→ **Available data**:
+---+

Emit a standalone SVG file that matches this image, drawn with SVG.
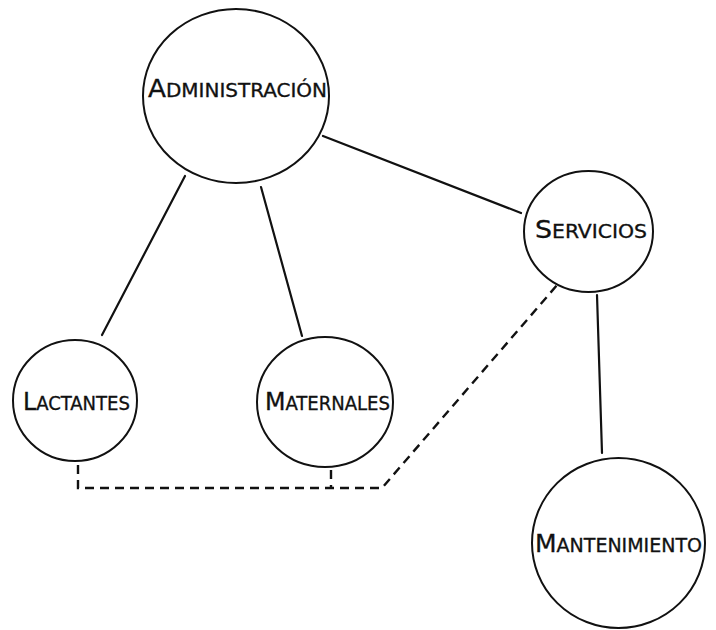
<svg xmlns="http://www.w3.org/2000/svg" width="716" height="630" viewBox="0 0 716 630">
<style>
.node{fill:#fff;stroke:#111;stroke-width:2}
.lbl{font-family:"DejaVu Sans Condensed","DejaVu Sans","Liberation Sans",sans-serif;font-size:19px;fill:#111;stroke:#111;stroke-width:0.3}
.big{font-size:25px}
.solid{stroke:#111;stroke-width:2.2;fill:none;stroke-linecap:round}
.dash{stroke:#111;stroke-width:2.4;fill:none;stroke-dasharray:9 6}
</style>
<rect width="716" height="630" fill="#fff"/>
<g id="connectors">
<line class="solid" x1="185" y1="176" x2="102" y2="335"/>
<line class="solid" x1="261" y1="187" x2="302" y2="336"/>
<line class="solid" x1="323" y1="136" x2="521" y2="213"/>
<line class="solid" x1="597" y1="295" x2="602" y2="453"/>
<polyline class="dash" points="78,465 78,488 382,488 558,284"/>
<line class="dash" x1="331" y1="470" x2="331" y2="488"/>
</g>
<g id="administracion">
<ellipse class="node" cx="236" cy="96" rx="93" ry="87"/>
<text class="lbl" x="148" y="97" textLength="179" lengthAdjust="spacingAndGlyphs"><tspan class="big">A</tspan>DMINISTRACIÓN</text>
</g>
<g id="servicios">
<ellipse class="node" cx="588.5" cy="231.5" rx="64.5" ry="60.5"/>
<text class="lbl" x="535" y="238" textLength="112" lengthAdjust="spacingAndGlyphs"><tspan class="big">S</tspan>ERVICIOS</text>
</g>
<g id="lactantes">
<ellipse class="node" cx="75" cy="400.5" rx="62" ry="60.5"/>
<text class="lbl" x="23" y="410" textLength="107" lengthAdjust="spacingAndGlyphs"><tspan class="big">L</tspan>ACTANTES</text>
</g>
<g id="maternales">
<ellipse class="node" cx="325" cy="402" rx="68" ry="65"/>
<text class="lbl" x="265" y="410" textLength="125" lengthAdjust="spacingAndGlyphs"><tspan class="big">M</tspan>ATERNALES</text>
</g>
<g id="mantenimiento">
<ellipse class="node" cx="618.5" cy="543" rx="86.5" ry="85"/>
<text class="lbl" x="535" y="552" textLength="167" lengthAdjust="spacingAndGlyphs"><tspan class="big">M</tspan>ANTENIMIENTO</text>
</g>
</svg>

+---+

→ **Directions for this task**: Output an exact copy of the material, with the pictures removed.

→ **Reply to the task**:
Emit a standalone SVG file that matches this image, drawn with SVG.
<svg xmlns="http://www.w3.org/2000/svg" width="716" height="630" viewBox="0 0 716 630">
<style>
.node{fill:#fff;stroke:#111;stroke-width:2}
.lbl{font-family:"DejaVu Sans Condensed","DejaVu Sans","Liberation Sans",sans-serif;font-size:19px;fill:#111;stroke:#111;stroke-width:0.3}
.big{font-size:25px}
.solid{stroke:#111;stroke-width:2.2;fill:none;stroke-linecap:round}
.dash{stroke:#111;stroke-width:2.4;fill:none;stroke-dasharray:9 6}
</style>
<rect width="716" height="630" fill="#fff"/>
<g id="connectors">
<line class="solid" x1="185" y1="176" x2="102" y2="335"/>
<line class="solid" x1="261" y1="187" x2="302" y2="336"/>
<line class="solid" x1="323" y1="136" x2="521" y2="213"/>
<line class="solid" x1="597" y1="295" x2="602" y2="453"/>
<polyline class="dash" points="78,465 78,488 382,488 558,284"/>
<line class="dash" x1="331" y1="470" x2="331" y2="488"/>
</g>
<g id="administracion">
<ellipse class="node" cx="236" cy="96" rx="93" ry="87"/>
<text class="lbl" x="148" y="97" textLength="179" lengthAdjust="spacingAndGlyphs"><tspan class="big">A</tspan>DMINISTRACIÓN</text>
</g>
<g id="servicios">
<ellipse class="node" cx="588.5" cy="231.5" rx="64.5" ry="60.5"/>
<text class="lbl" x="535" y="238" textLength="112" lengthAdjust="spacingAndGlyphs"><tspan class="big">S</tspan>ERVICIOS</text>
</g>
<g id="lactantes">
<ellipse class="node" cx="75" cy="400.5" rx="62" ry="60.5"/>
<text class="lbl" x="23" y="410" textLength="107" lengthAdjust="spacingAndGlyphs"><tspan class="big">L</tspan>ACTANTES</text>
</g>
<g id="maternales">
<ellipse class="node" cx="325" cy="402" rx="68" ry="65"/>
<text class="lbl" x="265" y="410" textLength="125" lengthAdjust="spacingAndGlyphs"><tspan class="big">M</tspan>ATERNALES</text>
</g>
<g id="mantenimiento">
<ellipse class="node" cx="618.5" cy="543" rx="86.5" ry="85"/>
<text class="lbl" x="535" y="552" textLength="167" lengthAdjust="spacingAndGlyphs"><tspan class="big">M</tspan>ANTENIMIENTO</text>
</g>
</svg>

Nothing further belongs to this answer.